Jeff McMahan is White’s Professor of Moral Philosophy at the University of Oxford. He is the author of The Ethics of Killing: Problems at the Margins of Life (Oxford, 2002) and Killing in War (Oxford, 2009). He has several other books forthcoming from Oxford University Press, including a collection of essays called The Values of Lives.

Ilona Pajari is a Doctor of Social Sciences working as a senior researcher in history in the department of History and Ethnology, University of Jyväskylä. Her research topics include death in wartime Finland, Finnish heroes and the history of Finnish funerals. She is the founding member and vice chair of the Finnish Death Studies Association.

Sami Pihlström is (since 2014) Professor of Philosophy of Religion at the Faculty of Theology, University of Helsinki. He has previously worked, e.g., as Professor of Practical Philosophy at the University of Jyväskylä (2006–2014) and as the Director of the Helsinki Collegium for Advanced Studies (2009–2015). He has published widely on the philosophy of religion, metaphysics, ethics, pragmatism, and transcendental philosophy. He was the Principal Investigator of the Argumenta Project, “Human Mortality”, funded by the Finnish Cultural Foundation and hosted by the Helsinki Collegium for Advanced Studies (2011–2013).

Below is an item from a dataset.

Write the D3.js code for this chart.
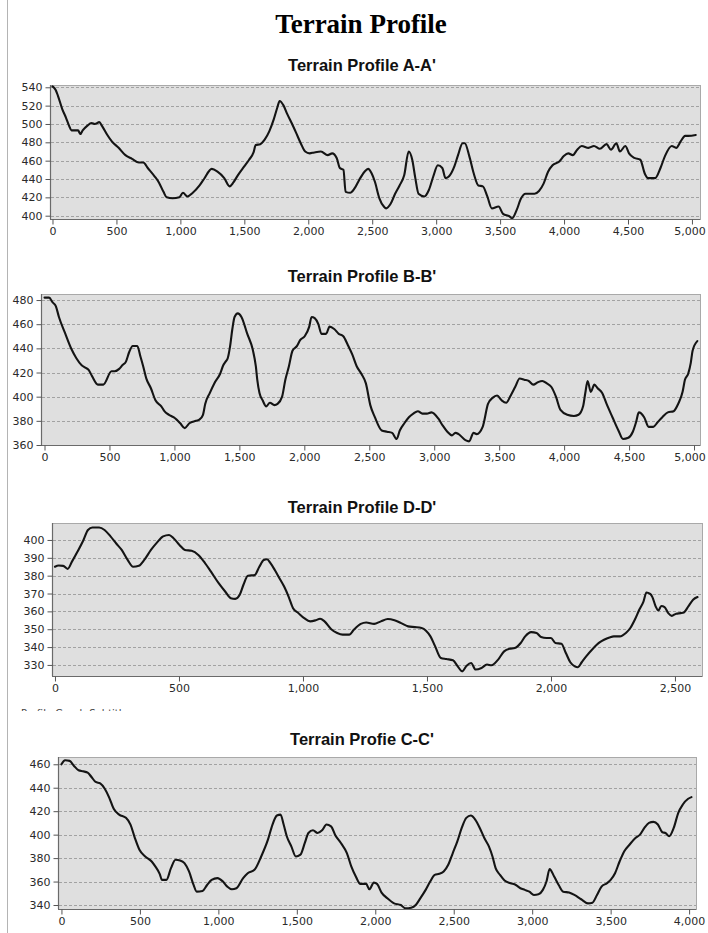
<!DOCTYPE html>
<html>
<head>
<meta charset="utf-8">
<script src="https://cdn.jsdelivr.net/npm/d3@7"></script>
<style>
  html, body { margin: 0; padding: 0; background: #ffffff; }
  svg { display: block; }
</style>
</head>
<body>
<svg id="chart" width="708" height="933"></svg>
<script>
// ---------- DATA ----------
const mainTitle = "Terrain Profile";
const subtitleText = "Profile Graph Subtitle";

const titleA = "Terrain Profile A-A'";
const distA = [0,25,42,77,105,130,148,200,218,236,271,306,331,366,387,429,464,517,570,622,675,710,745,798,833,868,893,939,992,1020,1055,1097,1150,1185,1245,1290,1343,1385,1413,1449,1501,1537,1572,1589,1624,1659,1695,1730,1758,1776,1807,1835,1870,1906,1941,1976,2011,2046,2099,2152,2187,2222,2247,2275,2292,2328,2363,2398,2440,2468,2496,2521,2556,2591,2609,2644,2679,2714,2750,2785,2813,2837,2862,2908,2943,2978,3013,3048,3073,3101,3143,3171,3207,3224,3259,3294,3330,3365,3400,3435,3488,3523,3576,3593,3629,3664,3699,3769,3804,3840,3875,3910,3963,3998,4033,4068,4103,4138,4191,4234,4280,4332,4367,4409,4437,4479,4508,4550,4596,4631,4656,4712,4754,4789,4842,4877,4912,4947,4972,5030];
const elevA = [541,537,531,516,507,498,493,493,489,493,498,501,500,502,498,488,481,474,466,462,458,458,452,443,436,426,420,419,420,425,421,425,433,440,451,448,441,432,436,444,454,461,469,477,478,483,492,505,518,525,520,511,501,490,479,470,468,469,470,466,468,463,452,450,426,425,430,439,448,451,446,437,419,410,408,413,424,433,444,470,461,441,424,421,428,443,455,452,441,443,454,466,479,479,465,446,433,432,421,408,410,402,399,397,406,419,424,424,427,435,448,455,459,465,468,466,472,476,474,476,473,478,472,479,470,476,468,463,461,446,441,441,452,465,476,474,481,487,487,488];
const xTicksA = [0,500,1000,1500,2000,2500,3000,3500,4000,4500,5000];
const yTicksA = [400,420,440,460,480,500,520,540];

const titleB = "Terrain Profile B-B'";
const distB = [0,35,63,87,111,157,209,244,286,314,341,366,411,453,516,540,575,599,627,652,679,714,739,760,784,819,854,899,923,958,993,1017,1045,1080,1115,1167,1192,1220,1237,1272,1307,1352,1376,1394,1411,1429,1446,1463,1488,1516,1561,1603,1627,1638,1655,1679,1707,1735,1770,1794,1829,1854,1881,1909,1944,1969,2003,2038,2056,2080,2108,2132,2167,2195,2230,2265,2300,2334,2369,2404,2439,2474,2508,2543,2596,2637,2676,2711,2735,2770,2805,2839,2874,2909,2944,2979,3031,3066,3101,3136,3163,3188,3240,3268,3303,3327,3373,3414,3449,3484,3519,3554,3589,3623,3658,3693,3728,3763,3798,3832,3867,3902,3937,3972,4024,4076,4111,4146,4163,4181,4205,4233,4258,4293,4327,4372,4418,4453,4494,4529,4554,4575,4616,4651,4686,4721,4756,4798,4843,4878,4912,4930,4955,4975,4989,5025];
const elevB = [482,482,478,475,466,453,439,432,426,424,422,417,410,410,421,421,423,426,429,437,442,442,433,425,415,407,397,392,388,385,383,381,378,374,378,380,381,385,394,403,411,419,426,429,432,442,456,466,469,466,452,439,425,414,403,397,392,395,393,394,400,414,425,438,442,447,450,458,466,465,460,452,452,458,456,452,450,443,435,425,419,411,393,383,372,371,370,365,372,378,383,386,388,386,386,387,382,376,371,368,370,369,364,363,370,369,375,394,399,401,397,395,401,408,415,414,413,410,412,413,411,408,400,389,385,384,385,392,403,413,404,410,407,403,394,383,372,365,366,371,379,387,383,375,375,379,383,387,388,394,404,414,419,428,438,446,447];
const xTicksB = [0,500,1000,1500,2000,2500,3000,3500,4000,4500,5000];
const yTicksB = [360,380,400,420,440,460,480];

const titleD = "Terrain Profile D-D'";
const distD = [0,15,33,51,69,91,115,133,151,178,200,224,247,269,293,315,338,360,387,411,436,460,478,502,524,551,578,605,633,660,687,709,727,745,760,778,805,824,842,855,869,887,905,924,942,960,982,1005,1029,1051,1069,1087,1114,1138,1160,1187,1205,1233,1255,1287,1314,1342,1369,1396,1424,1451,1478,1496,1514,1533,1556,1578,1605,1624,1642,1660,1678,1696,1720,1742,1760,1787,1811,1833,1854,1878,1896,1920,1942,1960,1982,2000,2018,2042,2060,2078,2096,2109,2124,2142,2169,2196,2214,2236,2254,2278,2302,2320,2338,2356,2373,2385,2400,2409,2422,2433,2445,2458,2473,2487,2505,2523,2536,2554,2573,2591];
const elevD = [385,385.7,385.5,383.8,388,393.5,400,405.6,407,407,405.6,402,398,394.4,388.8,385,385.5,388.8,394.4,398.5,402,402.8,401,397.2,394.4,393.9,391.6,387,381.4,375.8,371,367.4,367,369.3,374.9,380,380.3,385,388.8,389.2,387,383,378.6,373.9,368.3,361.8,359,356.2,354.4,355,355.9,354.4,350,347.9,347,347,349.7,353,353.8,353,354.4,355.7,355,353.4,351.6,351.2,350.7,349.2,346,340.4,333.9,333.3,332.6,329.2,326.4,329.6,331.1,327.4,328.3,330.2,329.8,333,337.6,339.1,339.5,342.3,346,348.4,347.9,345.6,345.1,345.1,342.3,341.9,336.7,331.5,329.2,328.7,331.5,334.8,339.1,342.6,344.1,345.4,346,346,347.9,350.7,355.3,360.9,365.5,370.6,369.8,368,362.8,360.5,363,362.4,359,357.5,358.7,359,359.4,362.8,366.5,368];
const xTicksD = [0,500,1000,1500,2000,2500];
const yTicksD = [330,340,350,360,370,380,390,400];

const titleC = "Terrain Profie C-C'";
const distC = [0,23,52,80,109,138,167,190,218,247,276,305,333,368,411,440,468,497,534,575,598,626,641,669,698,727,756,784,813,842,862,899,928,957,994,1029,1057,1086,1115,1158,1187,1230,1273,1316,1345,1373,1396,1416,1436,1465,1494,1523,1551,1574,1603,1632,1661,1689,1718,1747,1781,1819,1847,1876,1905,1942,1962,1991,2011,2040,2077,2120,2163,2192,2229,2258,2287,2321,2350,2379,2408,2436,2465,2494,2523,2551,2580,2609,2637,2666,2695,2724,2747,2767,2795,2824,2862,2896,2925,2953,2982,3011,3040,3068,3091,3111,3140,3169,3198,3235,3269,3312,3355,3384,3413,3442,3477,3500,3528,3557,3586,3620,3658,3687,3715,3744,3773,3801,3830,3850,3873,3902,3931,3960,3994,4015];
const elevC = [460,463.4,462.9,458.6,454.9,454,452.9,449.4,444.9,443.7,439.1,431.4,422,417.1,414.3,408.6,397.1,387.1,381.4,377.1,372.9,366.6,361.4,361.4,371.4,378.6,378,375.7,368.6,357.1,351.4,352,357.1,361.4,362.9,360,355.7,353.4,354.3,362.9,367.1,370,381.4,395.7,408.6,416.3,417.1,408.6,398.6,390,381.4,382.9,392.9,401.4,403.7,401.4,403.7,408.6,407.1,399.1,392.9,384.3,372.9,364.3,358,358,353.4,359.1,358,350.6,345.7,341.4,340,337.1,337.7,340,345.7,352.9,360,365.7,366.6,368.6,374.3,384.3,394.3,405.7,414.3,416.3,412.9,405.7,397.1,390,381.4,371.4,365.7,360.9,358.6,357.1,354.3,352.9,351.4,348.6,349.1,352.9,360,370.6,364.3,357.1,351.4,350.6,348.6,344.9,341.4,342,348.6,355.7,358.6,361.4,367.1,377.1,385.7,391.4,397.1,400,405.7,410,410.9,408.6,402,401.4,398.6,405.7,418.6,425.7,430.6,432];
const xTicksC = [0,500,1000,1500,2000,2500,3000,3500,4000];
const yTicksC = [340,360,380,400,420,440,460];

// ---------- LAYOUT ----------
const panels = [
  { title: titleA, dist: distA, elev: elevA, xTicks: xTicksA, yTicks: yTicksA,
    box: { left: 50, right: 700, top: 85, bottom: 219 }, xDom: [-19.5, 5063], yDom: [396.4, 542.5], titleY: 71 },
  { title: titleB, dist: distB, elev: elevB, xTicks: xTicksB, yTicks: yTicksB,
    box: { left: 41, right: 700, top: 294, bottom: 445 }, xDom: [-27, 5046], yDom: [360, 485], titleY: 282 },
  { title: titleD, dist: distD, elev: elevD, xTicks: xTicksD, yTicks: yTicksD,
    box: { left: 52, right: 702, top: 523, bottom: 676 }, xDom: [-12, 2609], yDom: [323.8, 409.5], titleY: 513 },
  { title: titleC, dist: distC, elev: elevC, xTicks: xTicksC, yTicks: yTicksC,
    box: { left: 58, right: 696, top: 757, bottom: 909 }, xDom: [-22, 4044], yDom: [336.6, 466.2], titleY: 745 }
];

const svg = d3.select("#chart");

// left page border
svg.append("line")
  .attr("x1", 7.5).attr("x2", 7.5).attr("y1", 0).attr("y2", 933)
  .attr("stroke", "#b4b4b4").attr("stroke-width", 1);

// main title
svg.append("text")
  .attr("x", 361).attr("y", 33)
  .attr("text-anchor", "middle")
  .attr("font-family", "'Liberation Serif', 'Times New Roman', serif")
  .attr("font-weight", "bold")
  .attr("font-size", 27)
  .attr("fill", "#000")
  .text(mainTitle);

panels.forEach((p, i) => {
  const b = p.box;
  const x = d3.scaleLinear().domain(p.xDom).range([b.left, b.right]);
  const y = d3.scaleLinear().domain(p.yDom).range([b.bottom, b.top]);
  const g = svg.append("g");

  // subplot title
  g.append("text")
    .attr("x", 362).attr("y", p.titleY)
    .attr("text-anchor", "middle")
    .attr("font-family", "'Liberation Sans', Arial, sans-serif")
    .attr("font-weight", "bold")
    .attr("font-size", 16.5)
    .attr("fill", "#111")
    .text(p.title);

  // plot background
  g.append("rect")
    .attr("x", b.left + 0.5).attr("y", b.top + 0.5)
    .attr("width", b.right - b.left).attr("height", b.bottom - b.top)
    .attr("fill", "#dfdfdf")
    .attr("stroke", "#a9a9a9").attr("stroke-width", 1);

  // gridlines
  g.append("g").selectAll("line")
    .data(p.yTicks)
    .join("line")
    .attr("x1", b.left + 1).attr("x2", b.right)
    .attr("y1", d => Math.round(y(d)) + 0.5).attr("y2", d => Math.round(y(d)) + 0.5)
    .attr("stroke", "#a2a2a2").attr("stroke-width", 1)
    .attr("stroke-dasharray", "3,2");

  // profile line
  const pts = p.dist.map((d, k) => [d, p.elev[k]]);
  g.append("path")
    .datum(pts)
    .attr("fill", "none")
    .attr("stroke", "#141414")
    .attr("stroke-width", 2.1)
    .attr("stroke-linejoin", "round")
    .attr("stroke-linecap", "round")
    .attr("d", d3.line().x(d => x(d[0])).y(d => y(d[1])).curve(d3.curveMonotoneX));

  // axes
  const xAxis = d3.axisBottom(x).tickValues(p.xTicks).tickFormat(d3.format(","))
    .tickSize(5).tickSizeOuter(0).tickPadding(3);
  const yAxis = d3.axisLeft(y).tickValues(p.yTicks).tickFormat(d3.format("d"))
    .tickSize(5).tickSizeOuter(0).tickPadding(3);

  const gx = g.append("g").attr("transform", `translate(0,${b.bottom + 0.5})`).call(xAxis);
  const gy = g.append("g").attr("transform", `translate(${b.left + 0.5},0)`).call(yAxis);
  [gx, gy].forEach(ax => {
    ax.select(".domain").attr("stroke", "#6a6a6a").attr("stroke-width", 1.2);
    ax.selectAll(".tick line").attr("stroke", "#555");
    ax.selectAll(".tick text")
      .attr("font-family", "'DejaVu Sans', Verdana, sans-serif")
      .attr("font-size", 11)
      .attr("fill", "#2a2a2a");
  });
  // keep the right-most x label inside the page
  gx.selectAll(".tick text")
    .attr("dx", d => Math.min(0, 705 - (x(d) + 15.5)));
  gx.select(".domain").attr("d", `M${b.left},0H${b.right}`);
  gy.select(".domain").attr("d", `M0,${b.top}V${b.bottom}`);
});

// partially visible caption under panel D (clipped like in the source)
svg.append("clipPath").attr("id", "capClip")
  .append("rect").attr("x", 0).attr("y", 704).attr("width", 200).attr("height", 7);
svg.append("text")
  .attr("clip-path", "url(#capClip)")
  .attr("x", 21).attr("y", 717)
  .attr("font-family", "'DejaVu Sans', Verdana, sans-serif")
  .attr("font-size", 10)
  .attr("fill", "#444")
  .text(subtitleText);
</script>
</body>
</html>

Hanna Ronikonmäki (M.Th.) is a doctoral student in philosophy of religion in the Department of Systematic Theology, University of Helsinki. She is currently preparing a dissertation on meaning and value of death in contemporary Anglo-American naturalistic philosophy.

Alexei Yurchak is an Associate Professor in the UC Berkeley Department of Anthropology.

He received his Ph.D. in cultural and linguistic anthropology from Duke University in 1997. His areas of expertise include Soviet history and the processes of post-socialist transformation in the former Soviet Union and Eastern Europe; political institutions and ideologies in Soviet and post-Soviet Russia; political philosophy and language philosophy; the interface between language/discourse and power; comparative studies of communism and capitalism anthropology of media; visual anthropology; experimental artistic scenes; urban geography and anthropology of space.